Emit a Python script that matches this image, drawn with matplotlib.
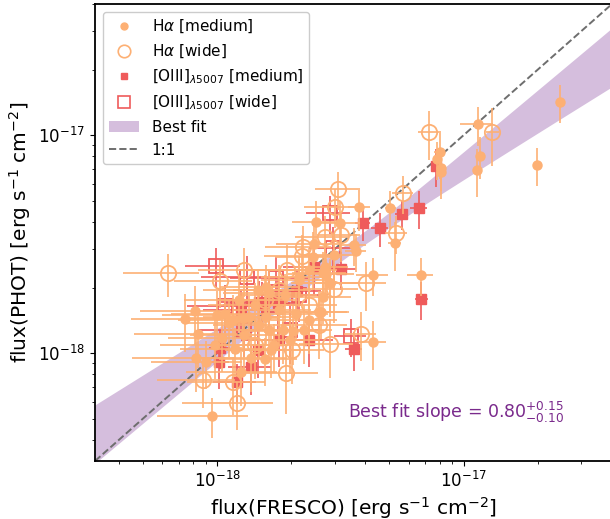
import numpy as np
import matplotlib
matplotlib.use("Agg")
import matplotlib.pyplot as plt
from matplotlib.lines import Line2D
from matplotlib.patches import Patch

FLUX_UNIT = 1e-18

# ---- H-alpha, medium band (x=FRESCO, y=PHOT, in 1e-18; relative errors)
ha_med_x = [24.5, 11.4, 11.7, 19.9, 11.3, 7.99, 7.83, 8.12, 8.07, 5.05, 3.78, 2.52, 3.16, 2.47, 5.27,
            3.60, 3.67, 2.45, 2.98, 2.73, 4.31, 6.72, 2.76, 4.31, 0.955, 0.814, 0.743, 0.835, 2.63, 2.68,
            2.88, 1.65, 1.57, 1.37, 1.25, 0.82, 0.90, 1.00, 1.08, 1.12, 1.05, 1.27, 1.35, 1.58, 1.46,
            1.58, 1.63, 2.16, 2.68, 2.86, 2.60, 2.37, 2.09, 2.03, 1.85, 1.63, 1.16, 2.16, 2.37, 1.23,
            1.42, 1.79, 1.88, 1.48, 1.29, 1.97, 1.71, 2.26, 1.18, 0.98]
ha_med_y = [14.2, 11.2, 8.05, 7.3, 6.92, 8.4, 7.78, 7.1, 6.8, 4.63, 4.67, 4.01, 3.94, 3.16, 3.19,
            3.13, 2.95, 2.77, 2.82, 2.49, 2.28, 2.28, 2.31, 1.12, 0.515, 1.56, 1.44, 1.22, 1.55, 1.81,
            2.09, 1.03, 0.94, 0.95, 0.82, 0.95, 0.91, 1.49, 1.52, 1.37, 1.17, 1.45, 1.47, 1.47, 1.95,
            2.02, 1.88, 2.24, 2.33, 2.09, 1.55, 1.42, 1.52, 1.26, 1.28, 1.28, 1.42, 2.17, 2.42, 1.76,
            1.67, 1.58, 1.85, 1.35, 1.21, 1.15, 1.09, 1.28, 1.04, 1.09]
ha_med_ex = [0.02, 0.15, 0.04, 0.02, 0.03, 0.05, 0.04, 0.04, 0.03, 0.05, 0.10, 0.20, 0.20, 0.30, 0.06,
             0.12, 0.10, 0.30, 0.25, 0.25, 0.15, 0.12, 0.30, 0.12, 0.40, 0.40, 0.40, 0.45, 0.30, 0.30,
             0.30, 0.35, 0.35, 0.40, 0.40, 0.45, 0.40, 0.40, 0.40, 0.35, 0.40, 0.40, 0.35, 0.35, 0.40,
             0.35, 0.35, 0.30, 0.25, 0.30, 0.30, 0.30, 0.35, 0.35, 0.35, 0.35, 0.40, 0.30, 0.30, 0.40,
             0.35, 0.35, 0.35, 0.35, 0.40, 0.30, 0.35, 0.30, 0.40, 0.40]
ha_med_ey = [0.20, 0.20, 0.22, 0.20, 0.25, 0.25, 0.20, 0.22, 0.25, 0.20, 0.22, 0.25, 0.25, 0.25, 0.25,
             0.20, 0.20, 0.30, 0.25, 0.30, 0.20, 0.20, 0.25, 0.25, 0.21, 0.30, 0.30, 0.30, 0.25, 0.25,
             0.25, 0.25, 0.25, 0.30, 0.30, 0.30, 0.25, 0.30, 0.30, 0.30, 0.30, 0.30, 0.25, 0.25, 0.25,
             0.25, 0.30, 0.25, 0.25, 0.30, 0.25, 0.30, 0.25, 0.30, 0.30, 0.25, 0.30, 0.25, 0.25, 0.30,
             0.25, 0.30, 0.25, 0.30, 0.30, 0.30, 0.25, 0.30, 0.25, 0.30]

# ---- H-alpha, wide band
ha_wide_x = [0.63, 1.03, 1.29, 1.93, 3.11, 3.00, 2.23, 2.21, 2.75, 3.17, 7.25, 13.1, 5.67, 5.34,
             4.02, 2.98, 3.85, 2.86, 2.01, 1.91, 1.20, 0.88, 1.16, 1.56, 2.37, 2.60, 1.42, 1.79]
ha_wide_y = [2.33, 2.15, 2.42, 2.42, 5.66, 4.70, 3.08, 2.79, 3.42, 3.48, 10.3, 10.3, 5.41, 3.55,
             2.09, 1.96, 1.23, 1.10, 1.03, 0.81, 0.59, 0.75, 0.74, 1.76, 1.67, 1.35, 1.09, 1.95]
ha_wide_ex = [0.34, 0.35, 0.35, 0.35, 0.20, 0.25, 0.30, 0.30, 0.25, 0.20, 0.10, 0.06, 0.10, 0.10,
              0.20, 0.25, 0.15, 0.25, 0.35, 0.35, 0.40, 0.35, 0.35, 0.35, 0.30, 0.30, 0.35, 0.35]
ha_wide_ey = [0.22, 0.25, 0.25, 0.30, 0.20, 0.20, 0.25, 0.25, 0.25, 0.25, 0.25, 0.30, 0.20, 0.20,
              0.25, 0.30, 0.25, 0.30, 0.30, 0.35, 0.25, 0.25, 0.30, 0.30, 0.30, 0.30, 0.30, 0.30]

# ---- [OIII] 5007, medium band
o3_med_x = [3.91, 4.58, 5.63, 6.58, 7.75, 3.18, 6.75, 3.60, 1.03, 1.02, 1.20, 1.38, 1.47, 1.78,
            2.48, 2.11, 1.52, 1.25, 2.37, 1.76, 1.48]
o3_med_y = [3.97, 3.74, 4.34, 4.62, 7.22, 2.43, 1.77, 1.04, 1.06, 0.91, 0.74, 0.86, 1.03, 1.15,
            2.49, 1.93, 1.69, 1.58, 1.15, 1.69, 1.72]
o3_med_ex = [0.07, 0.08, 0.06, 0.08, 0.04, 0.15, 0.06, 0.08, 0.10, 0.10, 0.20, 0.20, 0.25, 0.30,
             0.25, 0.25, 0.30, 0.30, 0.25, 0.25, 0.30]
o3_med_ey = [0.18, 0.18, 0.15, 0.20, 0.20, 0.20, 0.20, 0.20, 0.20, 0.25, 0.20, 0.25, 0.25, 0.25,
             0.25, 0.25, 0.25, 0.25, 0.25, 0.30, 0.25]

# ---- [OIII] 5007, wide band
o3_wide_x = [0.99, 1.32, 1.73, 2.88, 2.96, 3.50, 1.08, 1.63, 2.16, 1.97, 1.29]
o3_wide_y = [2.52, 2.24, 2.21, 4.38, 3.03, 1.20, 1.65, 1.67, 1.85, 1.28, 1.28]
o3_wide_ex = [0.25, 0.35, 0.35, 0.20, 0.20, 0.15, 0.30, 0.35, 0.30, 0.30, 0.35]
o3_wide_ey = [0.20, 0.25, 0.25, 0.20, 0.25, 0.20, 0.25, 0.25, 0.25, 0.30, 0.25]

# ---- best fit (log-log) parameters
fit_slope = 0.80
fit_slope_hi = 0.15
fit_slope_lo = 0.10
fit_pivot_logx = -17.45
fit_pivot_logy = -17.51
fit_norm_err = 0.03

AX_LIM = (3.2e-19, 4e-17)

C_HA = "#fdb074"
C_O3 = "#ef5b5b"
C_FIT = "#d5bedd"
C_TXT = "#7a2a8c"

fig = plt.figure(figsize=(6.10, 5.19), dpi=100)
ax = fig.add_axes([95 / 610, 1 - 461 / 519, 517 / 610, 457 / 519])
ax.set_xscale("log")
ax.set_yscale("log")

# best-fit band
lx = np.linspace(np.log10(AX_LIM[0]), np.log10(AX_LIM[1]), 300)
dx = lx - fit_pivot_logx
e_up = np.where(dx > 0, fit_slope_hi, fit_slope_lo)
e_dn = np.where(dx > 0, fit_slope_lo, fit_slope_hi)
mid = fit_pivot_logy + fit_slope * dx
upper = mid + np.sqrt(fit_norm_err**2 + (e_up * dx) ** 2)
lower = mid - np.sqrt(fit_norm_err**2 + (e_dn * dx) ** 2)
ax.fill_between(10**lx, 10**lower, 10**upper, color=C_FIT, lw=0, zorder=1)

# 1:1 line
ax.plot(AX_LIM, AX_LIM, ls="--", color="#6e6e6e", lw=1.4, zorder=2)


def draw(xs, ys, exs, eys, color, marker, ms, filled, z):
    x = np.array(xs) * FLUX_UNIT
    y = np.array(ys) * FLUX_UNIT
    xe = x * np.array(exs)
    ye = y * np.array(eys)
    ax.errorbar(x, y, xerr=xe, yerr=ye, fmt="none", ecolor=color, elinewidth=1.2,
                capsize=0, zorder=z)
    if filled:
        ax.plot(x, y, ls="none", marker=marker, ms=ms, mfc=color, mec=color, zorder=z + 0.5)
    else:
        ax.plot(x, y, ls="none", marker=marker, ms=ms, mfc="none", mec=color, mew=1.3,
                zorder=z + 0.5)


draw(o3_wide_x, o3_wide_y, o3_wide_ex, o3_wide_ey, C_O3, "s", 10.5, False, 3)
draw(o3_med_x, o3_med_y, o3_med_ex, o3_med_ey, C_O3, "s", 6.5, True, 4)
draw(ha_wide_x, ha_wide_y, ha_wide_ex, ha_wide_ey, C_HA, "o", 11, False, 5)
draw(ha_med_x, ha_med_y, ha_med_ex, ha_med_ey, C_HA, "o", 6.5, True, 6)

ax.set_xlim(*AX_LIM)
ax.set_ylim(*AX_LIM)

handles = [
    Line2D([], [], ls="none", marker="o", ms=5, mfc=C_HA, mec=C_HA),
    Line2D([], [], ls="none", marker="o", ms=9, mfc="none", mec=C_HA, mew=1.2),
    Line2D([], [], ls="none", marker="s", ms=5, mfc=C_O3, mec=C_O3),
    Line2D([], [], ls="none", marker="s", ms=9, mfc="none", mec=C_O3, mew=1.2),
    Patch(facecolor=C_FIT, edgecolor="none"),
    Line2D([], [], ls="--", color="#6e6e6e", lw=1.4),
]
labels = [r"H$\alpha$ [medium]", r"H$\alpha$ [wide]",
          r"[OIII]$_{\lambda5007}$ [medium]", r"[OIII]$_{\lambda5007}$ [wide]",
          "Best fit", "1:1"]
ax.legend(handles, labels, loc="upper left", fontsize=11, framealpha=1)

ax.text(0.49, 0.094, r"Best fit slope = $0.80^{+0.15}_{-0.10}$", transform=ax.transAxes,
        color=C_TXT, fontsize=12.5, ha="left", va="baseline")

ax.set_xlabel(r"flux(FRESCO) [erg s$^{-1}$ cm$^{-2}$]", fontsize=14.5, labelpad=3)
ax.set_ylabel(r"flux(PHOT) [erg s$^{-1}$ cm$^{-2}$]", fontsize=14.5)
ax.tick_params(axis="both", which="major", labelsize=12)
for s in ax.spines.values():
    s.set_linewidth(1.3)

fig.savefig("out.png", dpi=100)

--------------------------------

What the task asks: Show, from the listing above, each line that contains the word "matplotlib".

Written answer:
Emit a Python script that matches this image, drawn with matplotlib.
import matplotlib
matplotlib.use("Agg")
import matplotlib.pyplot as plt
from matplotlib.lines import Line2D
from matplotlib.patches import Patch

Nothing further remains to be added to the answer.